Financial Daily from THE HINDU group of publications
Thursday, Dec 02, 2004
Industry & Economy - Income Tax
I-T collections overestimated on challan confusion
New Delhi , Dec. 1
FOR the first ever time, the Centre's revenue collections from personal income-tax have exceeded that from corporation tax during the current fiscal, sparking off questions regarding the sources behind the unusual buoyancy in the former.
As per the Controller General of Account's latest data, the Centre's net revenues from personal income-tax during April-October 2004, at Rs 26,874 crore, surpassed the Rs 25,409 crore mobilised from corporation tax over the same period.
Also, the year-on-year growth in income-tax collections amounted to a whopping 54.8 per cent, against the corresponding 21.4 per cent in the case of corporation tax.
On the other hand, the Union Budget had estimated collections from personal income-tax during the entire current fiscal at Rs 50,929 crore, which is much lower than the Rs 88,436 crore budgeted from corporates.
How does one, then, account for this seemingly divergent trend, wherein revenues from income-tax have surged ahead of the Centre's corporation tax mop-up?
When contacted, a senior Revenue Department official ascribed the rather heady jump in personal income-tax collections this fiscal to a statistical blip arising from `inadvertent mis-declaration' by corporation assessees.
And this, in turn, has ironically been the outcome of the Department's recent efforts to simplify the tax payment mechanism and usher in an Online Tax Accounting System (OLTAS) from June 1, this year.
Simplification complicates: A major component of the new taxpayer-friendly payment regime was replacing the earlier seven different types of challans (with four copies) for depositing direct taxes with only three single-copy challans. While earlier there was a red coloured challan for corporation tax and a separate blue one for personal income-tax payments, the new system put in place a single unified `ITNS-280' challan for payment of personal income-tax, corporation tax and wealth tax for all non-TDS (tax deducted at source) purposes.

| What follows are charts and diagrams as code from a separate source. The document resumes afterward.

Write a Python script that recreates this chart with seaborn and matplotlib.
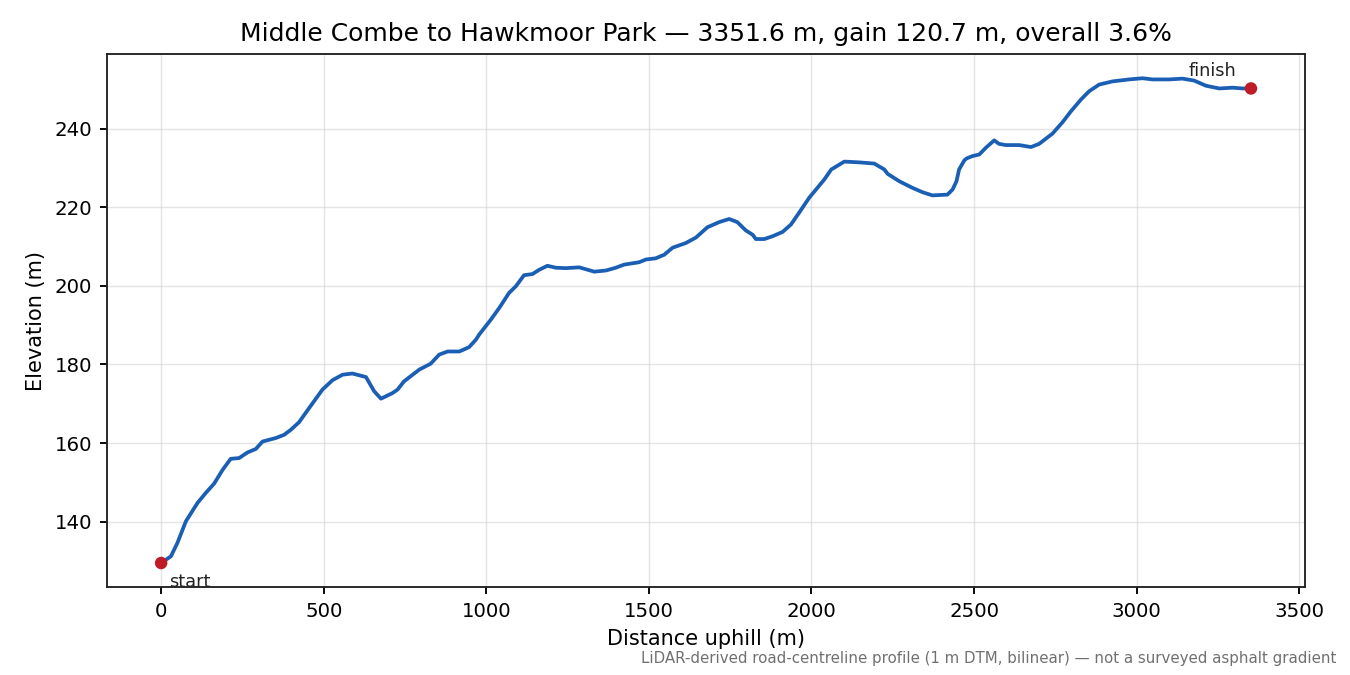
import matplotlib
matplotlib.use("Agg")
import matplotlib.pyplot as plt
import seaborn as sns
import pandas as pd

distance_m = [0, 30, 50, 76, 112, 137, 163, 189, 214, 240, 265, 291, 312, 353, 378, 399,
              424, 455, 496, 527, 558, 588, 630, 655, 676, 711, 727, 747, 794, 829, 855,
              881, 917, 947, 968, 978, 1014, 1040, 1070, 1091, 1116, 1142, 1163, 1188,
              1214, 1245, 1286, 1332, 1368, 1398, 1424, 1470, 1491, 1521, 1547, 1573,
              1614, 1645, 1680, 1716, 1747, 1772, 1798, 1819, 1829, 1855, 1880, 1911,
              1937, 1962, 1993, 2024, 2039, 2061, 2101, 2147, 2193, 2224, 2234, 2270,
              2311, 2342, 2372, 2418, 2434, 2446, 2454, 2470, 2477, 2495, 2516, 2536,
              2562, 2577, 2598, 2639, 2675, 2700, 2741, 2772, 2798, 2829, 2854, 2885,
              2926, 2977, 3018, 3049, 3100, 3141, 3177, 3213, 3254, 3295, 3326, 3351.6]
elevation_m = [129.5, 131.2, 134.6, 140.1, 144.8, 147.3, 149.7, 153.2, 156.0, 156.2, 157.6,
               158.5, 160.4, 161.3, 162.1, 163.4, 165.3, 168.9, 173.6, 176.0, 177.4, 177.7,
               176.8, 173.2, 171.3, 172.7, 173.6, 175.7, 178.7, 180.2, 182.5, 183.3, 183.3,
               184.4, 186.3, 187.6, 191.4, 194.4, 198.2, 199.9, 202.7, 203.0, 204.1, 205.1,
               204.6, 204.5, 204.7, 203.6, 203.9, 204.6, 205.4, 206.0, 206.7, 207.0, 207.9,
               209.7, 210.9, 212.3, 214.9, 216.2, 217.0, 216.2, 214.1, 213.0, 211.9, 211.9,
               212.6, 213.7, 215.6, 218.6, 222.4, 225.5, 227.0, 229.6, 231.6, 231.4, 231.1,
               229.6, 228.5, 226.6, 224.9, 223.8, 223.0, 223.2, 224.5, 226.6, 229.6, 231.9,
               232.4, 233.0, 233.4, 235.1, 237.0, 236.1, 235.8, 235.8, 235.3, 236.1, 238.7,
               241.6, 244.4, 247.4, 249.5, 251.2, 252.0, 252.5, 252.8, 252.5, 252.5, 252.7,
               252.2, 250.9, 250.2, 250.4, 250.2, 250.2]

title = "Middle Combe to Hawkmoor Park — 3351.6 m, gain 120.7 m, overall 3.6%"
x_label = "Distance uphill (m)"
y_label = "Elevation (m)"
footnote = "LiDAR-derived road-centreline profile (1 m DTM, bilinear) — not a surveyed asphalt gradient"

df = pd.DataFrame({"distance": distance_m, "elevation": elevation_m})
ends = df.iloc[[0, -1]]

sns.set_theme(style="ticks")
plt.rcParams["font.family"] = ["DejaVu Sans"]

fig, ax = plt.subplots(figsize=(9, 4.5), dpi=150)
sns.lineplot(data=df, x="distance", y="elevation", ax=ax, color="#1a5fb4", linewidth=1.8)
sns.scatterplot(data=ends, x="distance", y="elevation", ax=ax, color="#c01c28",
                s=36, zorder=5, edgecolor="none")

ax.annotate("start", (ends["distance"].iloc[0], ends["elevation"].iloc[0]),
            xytext=(4, -5), textcoords="offset points", ha="left", va="top", fontsize=8.5,
            color="#222222")
ax.annotate("finish", (ends["distance"].iloc[1], ends["elevation"].iloc[1]),
            xytext=(-7, 4), textcoords="offset points", ha="right", va="bottom", fontsize=8.5,
            color="#222222")

ax.grid(True, color="#cccccc", alpha=0.5, linewidth=0.7)
for s in ax.spines.values():
    s.set_color("#222222")
    s.set_linewidth(0.9)
ax.tick_params(colors="#000000", labelsize=9.5, width=0.9, length=3.5)
ax.set_title(title, fontsize=12, color="#000000")
ax.set_xlabel(x_label, fontsize=10, color="#000000")
ax.set_ylabel(y_label, fontsize=10, color="#000000")
ax.set_yticks([140, 160, 180, 200, 220, 240])

fig.subplots_adjust(left=0.079, right=0.967, top=0.92, bottom=0.13)
fig.text(0.99, 0.013, footnote, ha="right", va="bottom", fontsize=7.2, color="#707070")
fig.savefig("out.png", dpi=150)
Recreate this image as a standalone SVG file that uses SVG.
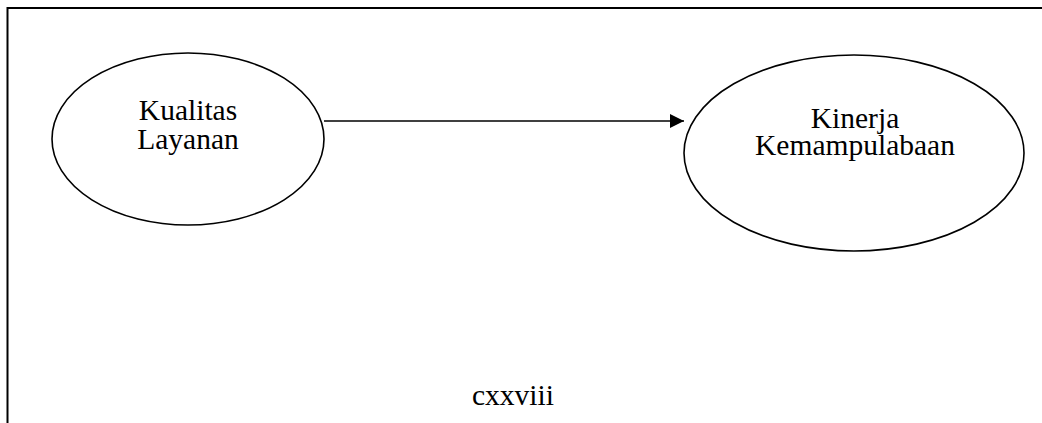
<svg xmlns="http://www.w3.org/2000/svg" width="1042" height="423" viewBox="0 0 1042 423">
  <style>
    .frame { stroke: #000; stroke-width: 2; fill: none; }
    .node { fill: #fff; stroke: #000; stroke-width: 1.6; }
    .label { font-family: "Liberation Serif", "Times New Roman", serif; font-size: 29.5px; fill: #000; text-anchor: middle; }
    .edge { stroke: #000; stroke-width: 1.6; fill: none; }
  </style>
  <defs>
    <marker id="arrow" markerUnits="userSpaceOnUse" markerWidth="14" markerHeight="14" refX="14" refY="7" orient="auto">
      <path d="M0,0 L14,7 L0,14 Z" fill="#000"/>
    </marker>
  </defs>
  <rect width="1042" height="423" fill="#fff"/>

  <!-- page frame: top and left edges -->
  <g id="frame">
    <line class="frame" x1="7.5" y1="8" x2="1042" y2="8"/>
    <line class="frame" x1="7.5" y1="7" x2="7.5" y2="423"/>
  </g>

  <g id="connectors">
    <line class="edge" x1="324" y1="121" x2="684" y2="121" marker-end="url(#arrow)"/>
  </g>

  <g id="kualitas-layanan">
    <ellipse class="node" cx="188" cy="139" rx="136" ry="86"/>
    <text class="label" x="188" y="120">Kualitas</text>
    <text class="label" x="188" y="149">Layanan</text>
  </g>

  <g id="kinerja-kemampulabaan">
    <ellipse class="node" cx="854" cy="153" rx="170" ry="98"/>
    <text class="label" x="855" y="128">Kinerja</text>
    <text class="label" x="855" y="155">Kemampulabaan</text>
  </g>

  <!-- page number -->
  <text class="label" x="513" y="405">cxxviii</text>
</svg>
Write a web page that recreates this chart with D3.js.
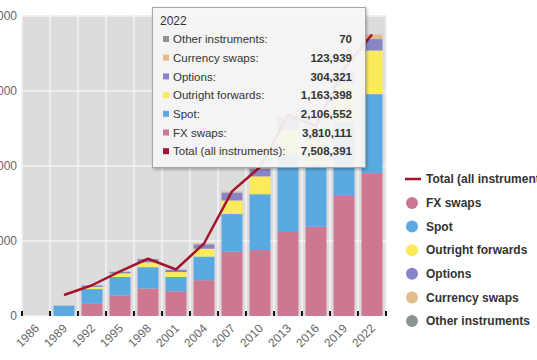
<!DOCTYPE html>
<html>
<head>
<meta charset="utf-8">
<script src="https://cdn.jsdelivr.net/npm/d3@7"></script>
<style>
  html, body { margin: 0; padding: 0; background: #fff; }
  svg { display: block; font-family: "Liberation Sans", Arial, Helvetica, sans-serif; }
</style>
</head>
<body>
<svg id="chart" width="537" height="360"></svg>
<script>
// ---- Data (daily turnover, USD millions) ----
const years = ["1986","1989","1992","1995","1998","2001","2004","2007","2010","2013","2016","2019","2022"];
const fxSwaps       = [null, 0, 324000, 546000, 734000, 656000, 954000, 1714000, 1759000, 2240000, 2378000, 3202000, 3810111];
const spot          = [null, 275000, 394000, 494000, 568000, 386000, 631000, 1005000, 1489000, 2047000, 1652000, 1979000, 2106552];
const outright      = [null, 0, 58000, 97000, 128000, 130000, 209000, 362000, 475000, 679000, 700000, 999000, 1163398];
const options       = [null, 0, 39000, 41000, 87000, 60000, 119000, 212000, 207000, 337000, 254000, 294000, 304321];
const currencySwaps = [null, 0, 0, 4000, 10000, 7000, 21000, 31000, 43000, 54000, 82000, 108000, 123939];
const otherInstr    = [null, 0, 0, 0, 0, 0, 0, 0, 0, 0, 0, 0, 70];
const totalAll      = [null, 560000, 820000, 1190000, 1527000, 1239000, 1934000, 3324000, 3973000, 5357000, 5066000, 6595000, 7508391];
const yTicks = [0, 2000000, 4000000, 6000000, 8000000];
const seriesNames = ["FX swaps","Spot","Outright forwards","Options","Currency swaps","Other instruments"];
const seriesColors = ["#cd7790","#5aa9e0","#fbeb5b","#8585c8","#e4bc8b","#8c9691"];
const totalName = "Total (all instruments)";
const totalColor = "#a3152e";
const hoverIndex = 12;

const seriesValues = [fxSwaps, spot, outright, options, currencySwaps, otherInstr];

const svg = d3.select("#chart");
const plot = {left: 22, right: 386, top: 15, bottom: 316};

const x = d3.scaleBand().domain(years).range([plot.left, plot.right])
  .paddingInner(0.25).paddingOuter(0.125);
const y = d3.scaleLinear().domain([0, 8000000]).range([316, 16]);

// background
svg.append("rect").attr("x", plot.left).attr("y", plot.top)
  .attr("width", plot.right - plot.left).attr("height", plot.bottom - plot.top)
  .attr("fill", "#dcdcdc");

// grid lines
const step = x.step();
const boundaries = years.map(yr => x(yr) - step * x.paddingInner() / 2).concat([plot.right]);
svg.append("g").selectAll("line").data(boundaries).join("line")
  .attr("x1", d => d).attr("x2", d => d).attr("y1", plot.top).attr("y2", plot.bottom)
  .attr("stroke", "#f4f4f4").attr("stroke-width", 1.5);
svg.append("g").selectAll("line").data(yTicks).join("line")
  .attr("x1", plot.left).attr("x2", plot.right).attr("y1", d => y(d)).attr("y2", d => y(d))
  .attr("stroke", "#f4f4f4").attr("stroke-width", 1.5);

// stacked bars
const rows = years.map((yr, i) => {
  const r = {year: yr};
  seriesNames.forEach((n, k) => r[n] = seriesValues[k][i] || 0);
  return r;
});
const stack = d3.stack().keys(seriesNames)(rows);
svg.append("g").selectAll("g").data(stack).join("g")
  .attr("fill", (d, k) => seriesColors[k])
  .selectAll("rect").data(d => d.filter(s => s[1] - s[0] > 0)).join("rect")
  .attr("x", d => x(d.data.year)).attr("width", x.bandwidth())
  .attr("y", d => y(d[1])).attr("height", d => y(d[0]) - y(d[1]));

// total line
const linePts = years.map((yr, i) => ({yr, v: totalAll[i]})).filter(d => d.v != null);
svg.append("path").datum(linePts)
  .attr("d", d3.line().x(d => x(d.yr) + x.bandwidth() / 2).y(d => y(d.v)))
  .attr("fill", "none").attr("stroke", totalColor).attr("stroke-width", 2.5)
  .attr("stroke-linejoin", "round");

// x ticks (small black marks)
svg.append("g").selectAll("rect").data(boundaries).join("rect")
  .attr("x", d => d - 1).attr("y", 311).attr("width", 2).attr("height", 5).attr("fill", "#111");

// x labels
svg.append("g").selectAll("text").data(years).join("text")
  .attr("transform", d => `translate(${x(d) + x.bandwidth() / 2 + 4},${329}) rotate(-45)`)
  .attr("text-anchor", "end").attr("font-size", 12).attr("fill", "#666").text(d => d);

// y labels
svg.append("g").selectAll("text").data(yTicks).join("text")
  .attr("x", 17).attr("y", d => y(d)).attr("dy", "0.35em")
  .attr("text-anchor", "end").attr("font-size", 12).attr("fill", "#666")
  .text(d => d3.format(",")(d));

// legend
const lg = svg.append("g");
lg.append("line").attr("x1", 405).attr("x2", 421).attr("y1", 179).attr("y2", 179)
  .attr("stroke", totalColor).attr("stroke-width", 2.5);
lg.append("text").attr("x", 426).attr("y", 179).attr("dy", "0.35em")
  .attr("font-size", 12).attr("font-weight", "bold").attr("fill", "#333").text(totalName);
seriesNames.forEach((n, k) => {
  const cy = 203 + k * 23.6;
  lg.append("circle").attr("cx", 412).attr("cy", cy).attr("r", 6).attr("fill", seriesColors[k]);
  lg.append("text").attr("x", 426).attr("y", cy).attr("dy", "0.35em")
    .attr("font-size", 12).attr("font-weight", "bold").attr("fill", "#333").text(n);
});

// tooltip
const defs = svg.append("defs");
const f = defs.append("filter").attr("id", "shadow").attr("x", "-10%").attr("y", "-10%")
  .attr("width", "130%").attr("height", "130%");
f.append("feDropShadow").attr("dx", 1).attr("dy", 1.5).attr("stdDeviation", 1.8)
  .attr("flood-color", "#000").attr("flood-opacity", 0.3);
const tt = svg.append("g");
tt.append("rect").attr("x", 152.5).attr("y", 7.5).attr("width", 213).attr("height", 160)
  .attr("fill", "rgba(248,248,248,0.9)").attr("stroke", "#a8a8a8").attr("stroke-width", 1)
  .attr("filter", "url(#shadow)");
tt.append("text").attr("x", 160).attr("y", 25).attr("font-size", 12).attr("fill", "#333")
  .text(years[hoverIndex]);
const ttRows = [];
for (let k = seriesNames.length - 1; k >= 0; k--) {
  ttRows.push({name: seriesNames[k], color: seriesColors[k], v: seriesValues[k][hoverIndex]});
}
ttRows.push({name: totalName, color: totalColor, v: totalAll[hoverIndex]});
ttRows.forEach((r, i) => {
  const cy = 39 + i * 18.7;
  tt.append("rect").attr("x", 163).attr("y", cy - 3).attr("width", 6).attr("height", 6).attr("fill", r.color);
  tt.append("text").attr("x", 173).attr("y", cy).attr("dy", "0.36em")
    .attr("font-size", 11.5).attr("fill", "#333").text(r.name + ":");
  tt.append("text").attr("x", 352).attr("y", cy).attr("dy", "0.36em").attr("text-anchor", "end")
    .attr("font-size", 11.5).attr("font-weight", "bold").attr("fill", "#333").text(d3.format(",")(r.v));
});
</script>
</body>
</html>
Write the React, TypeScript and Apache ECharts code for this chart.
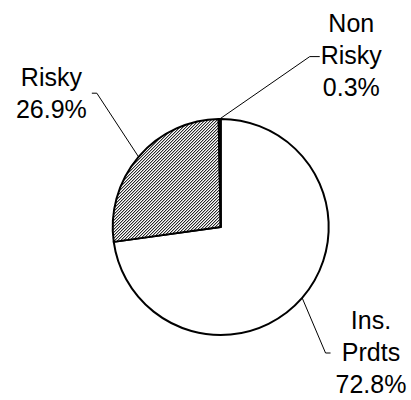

But as it has turned out, the new challan system has led to large-scale misclassification of tax revenues due to incorrect recording by corporate assessees.
The new challan basically contains two separate boxes, which assessees have to choose while recording their payments.
The first one pertains to corporation tax and the other to income-tax.
"A number of companies have wrongly ticked the income-tax box while making payments, in the mistaken notion that corporation tax is meant for payment to the municipality.
"Also, since the challan does not clearly specify income-tax as personal income-tax, a lot of corporates have ended up recording their payments under the income-tax head," the Revenue Department official said.
According to him, during June-September alone, some 80-odd companies are estimated to have wrongly recorded corporation tax payments under the income-tax head, leading to misclassification to the extent of Rs 6,000 crore.
"To that extent, there has been an overestimation of personal income tax collections and underestimation of corporation tax collections," the official added.
The official hoped that the misclassification anomaly would be sorted out in the coming days, as the Department has instructed field formations to guide corporate assesses to record the correct entries in their challans, while making payments for the next advance tax instalment due by December 15.